Thankfully, this story doesn’t end in tragedy. In addition to ROTC, Jathan is in Raleigh Police Explorers and has done role-play training with police in traffic stops and approaching suspects. He knew just what to do. 

He set down his rifle, took several steps away from it and kept his empty hands visible. He identified himself as an ROTC member and an Explorer. To their credit, the responding officers quickly surmised that the situation was not as described over the phone. 

At first, I was furious with the unidentified neighbor. After hearing stories of what’s happened with blacks and police, how could someone choose those words and phrases, almost hand-picked to guarantee an aggressive police response?

When I tweeted the story and news outlets began reporting it, commenters ripped the caller, calling her racist, hateful, “Karen,” even evil.

In addition to ROTC, Jathan is in Raleigh Police Explorers and has done role-play training with police in traffic stops and approaching suspects. He knew just what to do.

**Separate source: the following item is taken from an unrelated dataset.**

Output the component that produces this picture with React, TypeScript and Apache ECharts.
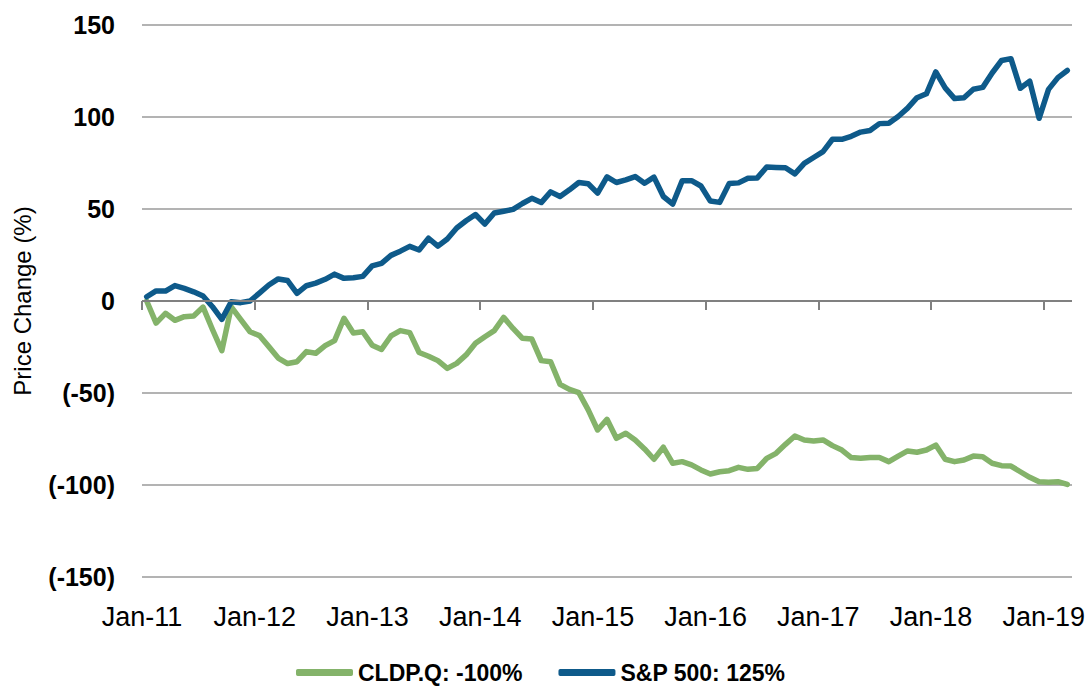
import React, { useEffect, useRef } from "react";
import * as echarts from "echarts";

// ---- categories ----
const MONTH_NAMES = ["Jan", "Feb", "Mar", "Apr", "May", "Jun", "Jul", "Aug", "Sep", "Oct", "Nov", "Dec"];
const YEARS = ["11", "12", "13", "14", "15", "16", "17", "18", "19"];
const LAST_YEAR_MONTHS = 3; // data runs to Mar-19

// monthly categories Jan-11 .. Mar-19 (one per data point)
const months: string[] = [];
YEARS.forEach((y, yi) => {
  const n = yi === YEARS.length - 1 ? LAST_YEAR_MONTHS : 12;
  for (let m = 0; m < n; m++) months.push(`${MONTH_NAMES[m]}-${y}`);
});
// boundaries between monthly bands (one more than months): Jan-11 .. Apr-19
const boundaries: string[] = [...months, `${MONTH_NAMES[LAST_YEAR_MONTHS]}-${YEARS[YEARS.length - 1]}`];
// year tick labels
const yearTicks: string[] = YEARS.map((y) => `Jan-${y}`);

// ---- series values (price change, %) ----
const seriesNames = ["CLDP.Q: -100%", "S&P 500: 125%"];

const cldp: number[] = [
  0, -12, -6.7, -10.5, -8.5, -8.2, -3.3, -15.5, -27, -3.2, -10, -16.7,
  -18.8, -24.8, -31, -34, -33, -27.5, -28.4, -24.3, -21.5, -9.4, -17.4, -16.7,
  -24, -26.3, -19, -16.1, -17.2, -28, -30, -32.4, -36.6, -33.9, -29.3, -23,
  -19.4, -16.1, -8.9, -14.9, -20.3, -20.7, -32.4, -33, -45.3, -48, -49.8, -59.2,
  -70.1, -64.3, -74.6, -71.9, -75.5, -80.4, -86, -79.5, -88.2, -87.3, -89.1, -91.8,
  -94, -92.8, -92.2, -90.4, -91.5, -91, -85.5, -82.8, -77.9, -73.4, -75.5, -76.1,
  -75.5, -78.6, -81, -85.1, -85.5, -85, -85, -87.3, -84.3, -81.5, -82.2, -81,
  -78.3, -86, -87.3, -86.4, -84.3, -84.6, -88.2, -89.5, -89.7, -92.8, -95.8, -98.2,
  -98.5, -98.2, -99.7,
];

const sp500: number[] = [
  2.3, 5.5, 5.4, 8.4, 6.9, 5.0, 2.7, -3.1, -10.0, -0.4, -0.9, 0.0,
  4.3, 8.7, 12.0, 11.1, 4.2, 8.3, 9.7, 11.8, 14.6, 12.3, 12.6, 13.4,
  19.1, 20.5, 24.8, 27.1, 29.7, 27.7, 34.1, 29.8, 33.7, 39.7, 43.6, 47.0,
  41.8, 47.8, 48.8, 49.8, 53.0, 55.8, 53.5, 59.3, 56.8, 60.4, 64.4, 63.7,
  58.6, 67.4, 64.4, 65.8, 67.6, 64.0, 67.3, 56.8, 52.7, 65.3, 65.4, 62.5,
  54.3, 53.6, 63.8, 64.2, 66.7, 66.9, 72.8, 72.6, 72.4, 69.1, 74.8, 78.0,
  81.2, 87.9, 87.9, 89.5, 91.8, 92.7, 96.4, 96.6, 100.3, 104.8, 110.5, 112.6,
  124.5, 115.8, 110.0, 110.5, 115.1, 116.1, 123.9, 130.7, 131.7, 115.6, 119.5, 99.3,
  115.0, 121.4, 125.3,
];

// ---- y axis ----
const Y_MIN = -150;
const Y_MAX = 150;
const Y_STEP = 50;

const COLORS = ["#84B36A", "#0E5A8A"];
const AXIS_COLOR = "#808080";
const FONT = "'Liberation Sans', Arial, sans-serif";

const GRID_TOP = 25;
const GRID_BOTTOM = 110;
const CHART_H = 687;
const GRID_H = CHART_H - GRID_TOP - GRID_BOTTOM;
const TICK_PX = 9;
const TICK_UNITS = (TICK_PX * (Y_MAX - Y_MIN)) / GRID_H;

const isYearStart = (index: number) => index % 12 === 0;

const NO_TICK = { show: false, length: 0, lineStyle: { width: 0, opacity: 0 } };

export default function App() {
  const ref = useRef<HTMLDivElement>(null);

  useEffect(() => {
    if (!ref.current) return;
    const chart = echarts.init(ref.current, undefined, { renderer: "svg" });

    // zero line + yearly tick marks drawn on the boundary axis
    const zeroAxisMarks: any[] = [
      { yAxis: 0 },
      ...yearTicks.map((t) => [{ coord: [t, 0] }, { coord: [t, -TICK_UNITS] }]),
    ];

    const option: any = {
      animation: false,
      backgroundColor: "#ffffff",
      textStyle: { fontFamily: FONT },
      grid: { left: 142, right: 20, top: GRID_TOP, bottom: GRID_BOTTOM, containLabel: false },
      legend: {
        left: 291,
        top: 656,
        icon: "roundRect",
        itemWidth: 57,
        itemHeight: 7,
        itemGap: 36,
        data: seriesNames,
        textStyle: { fontFamily: FONT, fontSize: 23, fontWeight: "bold", color: "#000" },
      },
      xAxis: [
        // 0: boundaries between months (year labels at the bottom)
        {
          type: "category",
          data: boundaries,
          boundaryGap: false,
          position: "bottom",
          axisLine: { show: false, onZero: false, lineStyle: { opacity: 0 } },
          axisTick: NO_TICK,
          minorTick: { show: false },
          splitLine: { show: false },
          axisLabel: {
            interval: isYearStart,
            margin: 26,
            fontFamily: FONT,
            fontSize: 27,
            color: "#000",
          },
        },
        // 1: monthly bands carrying the series
        {
          type: "category",
          data: months,
          boundaryGap: true,
          position: "bottom",
          axisLine: { show: false, onZero: false, lineStyle: { opacity: 0 } },
          axisTick: NO_TICK,
          axisLabel: { show: false },
          splitLine: { show: false },
        },
      ],
      yAxis: {
        type: "value",
        min: Y_MIN,
        max: Y_MAX,
        interval: Y_STEP,
        name: "Price Change (%)",
        nameLocation: "middle",
        nameRotate: 90,
        nameGap: 108,
        nameTextStyle: { fontFamily: FONT, fontSize: 24, color: "#000" },
        axisLine: { show: false },
        axisTick: { show: false },
        axisLabel: {
          margin: 27,
          fontFamily: FONT,
          fontSize: 25,
          fontWeight: "bold",
          color: "#000",
          formatter: (v: number) => (v < 0 ? `(${v})` : `${v}`),
        },
        splitLine: { show: true, lineStyle: { color: "#b3b3b3", width: 2 } },
      },
      series: [
        {
          name: "zero-axis",
          type: "line",
          xAxisIndex: 0,
          data: boundaries.map(() => null),
          symbol: "none",
          silent: true,
          z: 1,
          markLine: {
            silent: true,
            symbol: ["none", "none"],
            label: { show: false },
            lineStyle: { color: AXIS_COLOR, width: 2, type: "solid" },
            emphasis: { disabled: true },
            data: zeroAxisMarks,
          },
        },
        {
          name: seriesNames[0],
          type: "line",
          xAxisIndex: 1,
          data: cldp,
          symbol: "none",
          color: COLORS[0],
          z: 3,
          lineStyle: { width: 5.5, color: COLORS[0], join: "round", cap: "round" },
        },
        {
          name: seriesNames[1],
          type: "line",
          xAxisIndex: 1,
          data: sp500,
          symbol: "none",
          color: COLORS[1],
          z: 3,
          lineStyle: { width: 5.5, color: COLORS[1], join: "round", cap: "round" },
        },
      ],
    };
    chart.setOption(option);
    return () => chart.dispose();
  }, []);

  return (
    <div
      ref={ref}
      style={{ position: "absolute", left: 0, top: 0, width: 1092, height: CHART_H, background: "#fff" }}
    />
  );
}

Here’s the thing: After going back and forth on it over several sleepless nights, I’ve come to the conclusion that, when our neighbor called 911 the other night, she wasn’t calling in a hit on Jathan. She wasn’t acting out of mean-spirited racist hate. 

She was describing what she saw. 

And that’s a problem that’s even more upsetting, deeper, and much harder to fix.  

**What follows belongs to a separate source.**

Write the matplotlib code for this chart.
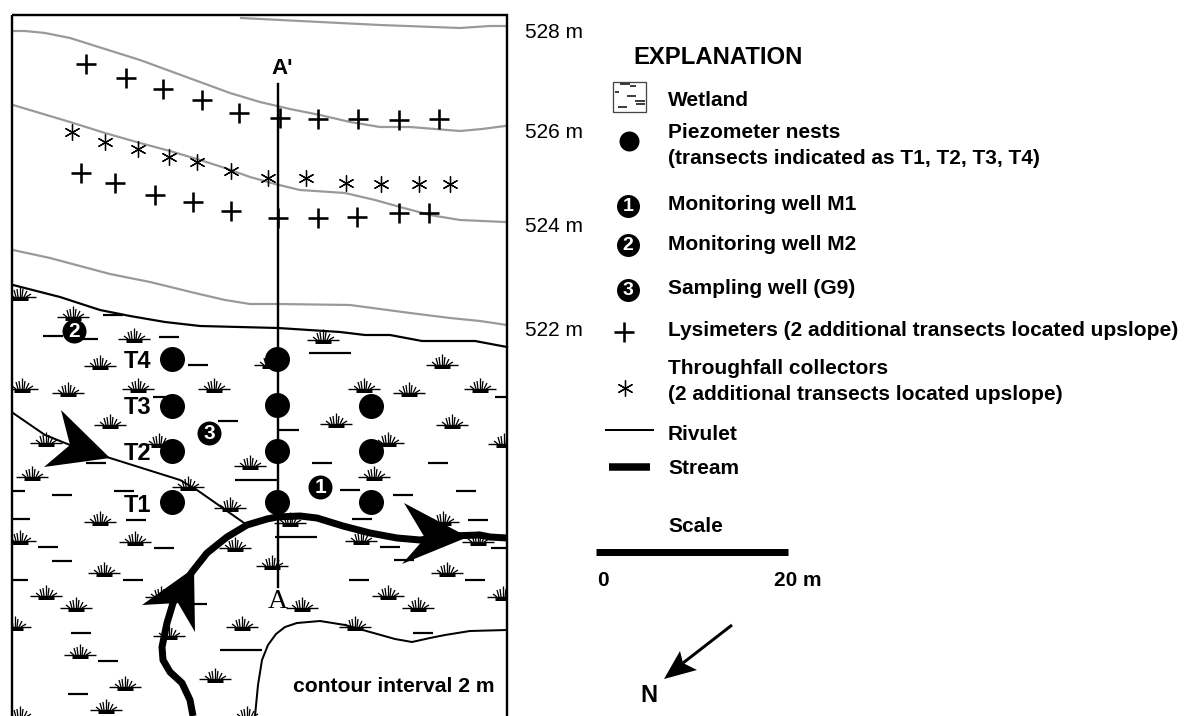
import matplotlib
matplotlib.use("Agg")
import numpy as np
import matplotlib.pyplot as plt
from matplotlib.collections import LineCollection
from matplotlib.patches import Rectangle, Polygon

plt.rcParams['font.family'] = ['Liberation Sans', 'DejaVu Sans']

PX = 0.72  # one pixel in points at dpi 100
TEXT_DY = 2  # va=center sits a little high for these fonts

# contours, gray
contour_528 = [(241, 18), (300, 21), (380, 25), (460, 28), (490, 26), (505, 26)]
contour_526 = [(13, 31), (25, 31), (45, 33), (70, 38), (105, 49), (140, 60), (170, 71), (200, 82), (230, 93), (260, 102), (290, 109), (320, 115), (350, 122), (380, 127), (410, 127), (435, 129), (460, 131), (482, 129), (505, 126)]
contour_524 = [(13, 105), (70, 122), (105, 133), (140, 143), (170, 151), (200, 160), (225, 168), (250, 177), (275, 184), (300, 190), (345, 193), (375, 200), (400, 207), (430, 215), (460, 220), (505, 222)]
contour_522 = [(13, 250), (50, 258), (80, 266), (110, 274), (150, 282), (195, 293), (225, 300), (250, 304), (278, 304), (350, 305), (380, 309), (410, 313), (450, 318), (480, 321), (507, 325)]
contour_labels = ["528 m", "526 m", "524 m", "522 m"]
contour_label_y = [31, 131, 225, 329]

# black lines
wetland_edge = [(13, 285), (60, 297), (100, 310), (130, 316), (165, 322), (200, 326), (278, 328), (340, 332), (365, 335), (390, 335), (422, 341), (475, 341), (507, 347)]
lower_edge = [(255, 716), (258, 685), (262, 660), (268, 645), (276, 634), (285, 627), (297, 623), (320, 621), (345, 625), (370, 632), (395, 639), (412, 642), (430, 638), (445, 635), (470, 631), (507, 630)]
rivulet = [(13, 413), (45, 435), (70, 445), (110, 458), (180, 480), (197, 490), (247, 525)]
stream = [(193, 716), (190, 700), (182, 683), (170, 672), (163, 660), (162, 647), (167, 623), (173, 603), (182, 587), (192, 572), (207, 553), (227, 537), (247, 525), (267, 519), (277, 517), (300, 516), (317, 518), (343, 526), (370, 533), (397, 538), (420, 540), (450, 536), (480, 535), (490, 537), (507, 538)]

# flow arrows: barb, notch, barb, tip
arrow_rivulet = [(61, 410), (70, 445), (44, 467), (110, 458)]
arrow_stream_right = [(404, 503), (425, 538), (402, 564), (468, 537)]
arrow_stream_up = [(142, 605), (178, 603), (195, 632), (194, 568)]
arrow_north = [(680, 651), (683, 663), (697, 670), (664, 679)]

# instruments
lys_x = [86, 126, 163, 202, 239, 280, 318, 358, 399, 439, 81, 115, 155, 193, 231, 278, 318, 357, 399, 429]
lys_y = [64, 78, 89, 100, 113, 118, 119, 119, 120, 119, 173, 183, 195, 202, 211, 218, 218, 217, 213, 213]
tf_x = [72, 105, 138, 169, 197, 231, 268, 306, 346, 381, 419, 450]
tf_y = [132, 142, 149, 157, 162, 171, 178, 178, 183, 184, 184, 184]
piez_x = [172, 172, 172, 172, 277, 277, 277, 277, 371, 371, 371]
piez_y = [359, 406, 451, 502, 359, 405, 451, 502, 406, 451, 502]
wells_x = [320, 74, 209]
wells_y = [487, 331, 433]
well_names = ["1", "2", "3"]
transects = ["T4", "T3", "T2", "T1"]
transect_y = [359, 406, 451, 503]

# wetland symbols
tuft_x = [20, 73, 134, 100, 22, 68, 138, 214, 110, 46, 159, 250, 32, 188, 270,
          323, 442, 364, 409, 480, 336, 452, 388, 504, 374,
          230, 100, 135, 20, 235, 104, 272, 46, 76, 161, 15, 169, 242, 80, 125, 215, 106, 20, 247,
          290, 443, 361, 478, 447, 302, 388, 418, 503, 355]
tuft_y = [297, 317, 339, 366, 389, 393, 389, 389, 425, 443, 444, 466, 477, 487, 365,
          340, 365, 389, 393, 389, 424, 425, 443, 444, 477,
          508, 522, 542, 541, 548, 573, 566, 596, 608, 597, 627, 636, 627, 655, 687, 679, 710, 717, 717,
          523, 522, 541, 542, 573, 608, 596, 608, 597, 627]
dash_x = [113, 53, 88, 169, 198, 163, 228, 96, 62, 124, 15, 289, 322, 438, 350, 403, 466, 505,
          20, 136, 48, 164, 62, 18, 133, 197, 81, 108, 78, 362, 478, 390, 404, 501, 359, 475, 423]
dash_y = [315, 336, 339, 337, 365, 397, 421, 463, 495, 491, 491, 430, 463, 463, 490, 495, 491, 397,
          519, 520, 547, 548, 561, 580, 580, 604, 633, 661, 694, 519, 520, 547, 560, 548, 580, 580, 633]
long_dash_x = [256, 330, 241, 296]
long_dash_y = [480, 353, 650, 537]

# explanation
legend_labels = ["Wetland", "Piezometer nests", "(transects indicated as T1, T2, T3, T4)",
                 "Monitoring well M1", "Monitoring well M2", "Sampling well (G9)",
                 "Lysimeters (2 additional transects located upslope)", "Throughfall collectors",
                 "(2 additional transects located upslope)", "Rivulet", "Stream", "Scale"]
legend_y = [98, 131, 156, 202, 243, 287, 329, 367, 393, 432, 467, 525]
legend_well_y = [206, 245, 290]
box_dash_x = [625, 633, 617, 631, 640, 640, 622]
box_dash_y = [84, 86, 92, 96, 101, 104, 107]
box_dash_w = [10, 6, 4, 9, 10, 9, 9]

# fan of spikes above a tuft, offsets from the line centre
spike_base = [-6, -4, -2, 0, 2, 4, 6]
spike_top = [-10, -6, -3, 0, 3, 7, 11]
spike_h = [-3, -7, -8, -11, -8, -6, -3]


def xy(points):
    arr = np.array(points, dtype=float)
    return arr[:, 0], arr[:, 1]


def tuft_segments(x, y):
    thin = []
    spikes = []
    thick = []
    for cx, cy in zip(x, y):
        thin.append([(cx - 16, cy), (cx + 16, cy)])
        for b, t, h in zip(spike_base, spike_top, spike_h):
            spikes.append([(cx + b, cy), (cx + t, cy + h)])
        thick.append([(cx - 8, cy + 2), (cx + 8, cy + 2)])
    return thin, spikes, thick


def well(ax, x, y, name, size, fs):
    ax.plot(x, y, 'o', color='black', ms=size * PX, mew=0, zorder=6)
    ax.text(x, y + 0.5, name, color='white', fontsize=fs, fontweight='bold', ha='center', va='center', zorder=7)


fig = plt.figure(figsize=(11.88, 7.16), dpi=100)
ax = fig.add_axes([0, 0, 1, 1])
ax.set_xlim(0, 1188)
ax.set_ylim(716, 0)
ax.axis('off')

clip = Rectangle((12, 15), 495, 720, transform=ax.transData)

for c in [contour_528, contour_526, contour_524, contour_522]:
    ax.plot(*xy(c), color='#999999', lw=2.2 * PX, zorder=1)

thin, spikes, thick = tuft_segments(tuft_x, tuft_y)
lc1 = LineCollection(thin, colors='black', linewidths=1.4 * PX, zorder=2)
lc2 = LineCollection(thick, colors='black', linewidths=3 * PX, zorder=2)
lc4 = LineCollection(spikes, colors='black', linewidths=1.3 * PX, zorder=2)
for lc in [lc1, lc2, lc4]:
    ax.add_collection(lc)
    lc.set_clip_path(clip)

dashes = [[(x - 10, y), (x + 10, y)] for x, y in zip(dash_x, dash_y)]
dashes += [[(x - 21, y), (x + 21, y)] for x, y in zip(long_dash_x, long_dash_y)]
lc3 = LineCollection(dashes, colors='black', linewidths=2.2 * PX, zorder=2)
ax.add_collection(lc3)
lc3.set_clip_path(clip)

ax.plot(*xy(wetland_edge), color='black', lw=2.2 * PX, zorder=3)
ax.plot(*xy(lower_edge), color='black', lw=2 * PX, zorder=3)
ax.plot(*xy(rivulet), color='black', lw=2 * PX, zorder=3)
ax.plot([278, 278], [84, 587], color='black', lw=2.4 * PX, zorder=3)
ax.plot(*xy(stream), color='black', lw=7 * PX, zorder=4, solid_capstyle='butt', solid_joinstyle='round')
for a in [arrow_rivulet, arrow_stream_right, arrow_stream_up]:
    ax.add_patch(Polygon(a, closed=True, fc='black', ec='none', zorder=5))

ax.plot(lys_x, lys_y, '+', color='black', ms=20 * PX, mew=2.6 * PX, zorder=4)
ax.plot(tf_x, tf_y, marker=(6, 2, 0), ls='none', color='black', ms=16 * PX, mew=1.3 * PX, zorder=4)
ax.plot(piez_x, piez_y, 'o', color='black', ms=25 * PX, mew=0, zorder=6)
for x, y, name in zip(wells_x, wells_y, well_names):
    well(ax, x, y, name, 24, 15)
for name, y in zip(transects, transect_y):
    ax.text(138, y + TEXT_DY, name, fontsize=17, fontweight='bold', ha='center', va='center', zorder=7)

ax.text(282, 68, "A'", fontsize=16, fontweight='bold', ha='center', va='center')
ax.text(278, 602, "A", fontsize=20, family='Liberation Serif', ha='center', va='center', zorder=7)
ax.text(394, 684 + TEXT_DY, "contour interval 2 m", fontsize=15.2, fontweight='bold', ha='center', va='center', zorder=7)

ax.add_patch(Rectangle((12, 15), 495, 720, fc='none', ec='black', lw=2.4 * PX, zorder=8))

for label, y in zip(contour_labels, contour_label_y):
    ax.text(525, y + TEXT_DY, label, fontsize=15, ha='left', va='center')

# explanation
ax.text(633, 56 + TEXT_DY, "EXPLANATION", fontsize=17.2, fontweight='bold', ha='left', va='center')
for label, y in zip(legend_labels, legend_y):
    ax.text(668, y + TEXT_DY, label, fontsize=15, fontweight='bold', ha='left', va='center')

ax.add_patch(Rectangle((613, 82), 33, 30, fc='none', ec='#444444', lw=1.3 * PX))
box_dashes = [[(x - w / 2, y), (x + w / 2, y)] for x, y, w in zip(box_dash_x, box_dash_y, box_dash_w)]
ax.add_collection(LineCollection(box_dashes, colors='black', linewidths=1.5 * PX))

ax.plot(629, 141, 'o', color='black', ms=20 * PX, mew=0)
for y, name in zip(legend_well_y, well_names):
    well(ax, 628, y, name, 23, 14)
ax.plot(624, 332, '+', color='black', ms=20 * PX, mew=2.6 * PX)
ax.plot(625, 388, marker=(6, 2, 0), color='black', ms=16 * PX, mew=1.3 * PX)
ax.plot([606, 653], [430, 430], color='black', lw=2 * PX)
ax.plot([609, 650], [467, 467], color='black', lw=7.5 * PX, solid_capstyle='butt')

# scale bar and north arrow
ax.plot([596, 788], [552, 552], color='black', lw=7 * PX, solid_capstyle='butt')
ax.text(603, 579 + TEXT_DY, "0", fontsize=15, fontweight='bold', ha='center', va='center')
ax.text(774, 579 + TEXT_DY, "20 m", fontsize=15, fontweight='bold', ha='left', va='center')
ax.plot([732, 683], [625, 663], color='black', lw=3 * PX, solid_capstyle='butt')
ax.add_patch(Polygon(arrow_north, closed=True, fc='black', ec='none'))
ax.text(649, 695, "N", fontsize=17, fontweight='bold', ha='center', va='center')

fig.savefig("out.png", dpi=100)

After dinner, she went to her window and, when she looked at my son, she saw a large black man, with a rifle, standing in the middle of the road, talking to himself. 

She sounds scared on that 911 call, and the operator tries calming her, telling her to lock her doors. At one point, she’s panicked, because her dogs are barking … as if that will cause the maniac outside to target her house first.

She looked at my son and feared for her life.

It’s easy to point out the bad guy — the racist, the supremacist, the person motivated by hate. The bad apple. Unfortunately, most of the bad things that happen aren’t the fault of people like that. 

The Karen videos on social media, the cop who grabs a gun instead of a taser, the neighbor who tells a 911 operator, “He looks like he might come into my yard,” they are people just like all of us, who, in a moment, due to some type of bias or innate reaction, can’t see what’s really there, and they’re afraid.

My son, and people who look like him need to worry that things like this can happen to them at any time, even when they’re right in front of their home. And that will only change when the rest of us realize that things like this can happen to us too — before we’re dialing the phone.